We do not plan to develop or host a full-featured web browser based on WebKit. Others are welcome to do so, of course.

And how you should run your freshly build Webkit:
Running WebKit

1.

Type this command to run Safari with the WebKit you built:

WebKit/WebKitTools/Scripts/run-safari

Use the --debug option for a debug build:

WebKit/WebKitTools/Scripts/run-safari --debug
In fact running Webkit on Windows requires Safari, without Safari you can't run Webkit. Which is quite obvious for something that is a render engine and not a webbrowser (as they say themselves).

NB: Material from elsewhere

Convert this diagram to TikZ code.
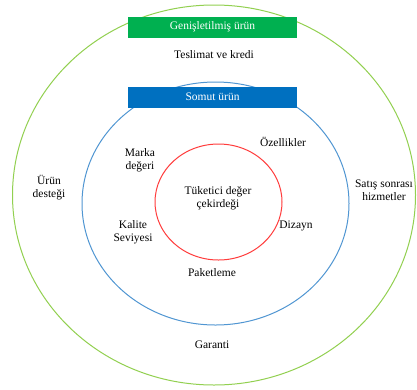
\documentclass[tikz,border=0pt]{standalone}
\usepackage{fontspec}
\setmainfont{Liberation Serif}
\usepackage{xcolor}
\usepackage{tikz}

\definecolor{ringgreen}{RGB}{146,208,80}
\definecolor{boxgreen}{RGB}{0,176,80}
\definecolor{ringblue}{RGB}{80,150,210}
\definecolor{boxblue}{RGB}{0,112,192}
\definecolor{ringred}{RGB}{255,60,60}

\tikzset{
	lbl/.style={font=\fontsize{11.5}{13}\selectfont, align=center, inner sep=1pt},
	banner/.style={minimum width=169pt, minimum height=21pt, inner sep=0pt, text=white, font=\fontsize{11.5}{13}\selectfont}
}

\begin{document}
\begin{tikzpicture}[x=1pt, y=-1pt]
	\useasboundingbox (0,0) rectangle (417,389);
	\fill[white] (0,0) rectangle (417,389);
	\draw[color=ringgreen, line width=1pt] (214,195) ellipse (201.5 and 190);
	\draw[color=ringblue, line width=1pt] (215.5,203.5) ellipse (133.5 and 121.5);
	\draw[color=ringred, line width=1pt] (218.5,202) ellipse (63.5 and 58);
	\node[banner, fill=boxgreen] (genis) at (212.5,27) {Genişletilmiş ürün};
	\node[banner, fill=boxblue] (somut) at (212.5,97) {Somut ürün};
	\node[lbl] (teslimat) at (214,55) {Teslimat ve kredi};
	\node[lbl] (destek) at (49,188) {Ürün\\desteği};
	\node[lbl] (satis) at (384,190) {Satış sonrası\\hizmetler};
	\node[lbl] (garanti) at (212,345) {Garanti};
	\node[lbl] (ozellik) at (283,142) {Özellikler};
	\node[lbl] (marka) at (140,160) {Marka\\değeri};
	\node[lbl] (kalite) at (133,232) {Kalite\\Seviyesi};
	\node[lbl] (dizayn) at (296,226) {Dizayn};
	\node[lbl] (paket) at (212,273) {Paketleme};
	\node[lbl] (cekirdek) at (218,198) {Tüketici değer\\çekirdeği};
\end{tikzpicture}
\end{document}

It might be that the same guys that work on Webkit also work on Safari but that really does not mean they are the exact same projects or that Webkit has a GUI.


So next time read the website you're linking to before ranting on someone else because as you can see it will backfire ;)

BTW: I am running the Webkit nightlies for a couple of years now and know what they are and what they do (and how you can disable the standard homepage it starts with). I've also tried using it on Windows which is quite some work compared to drag 'n dropping Webkit to /Applications.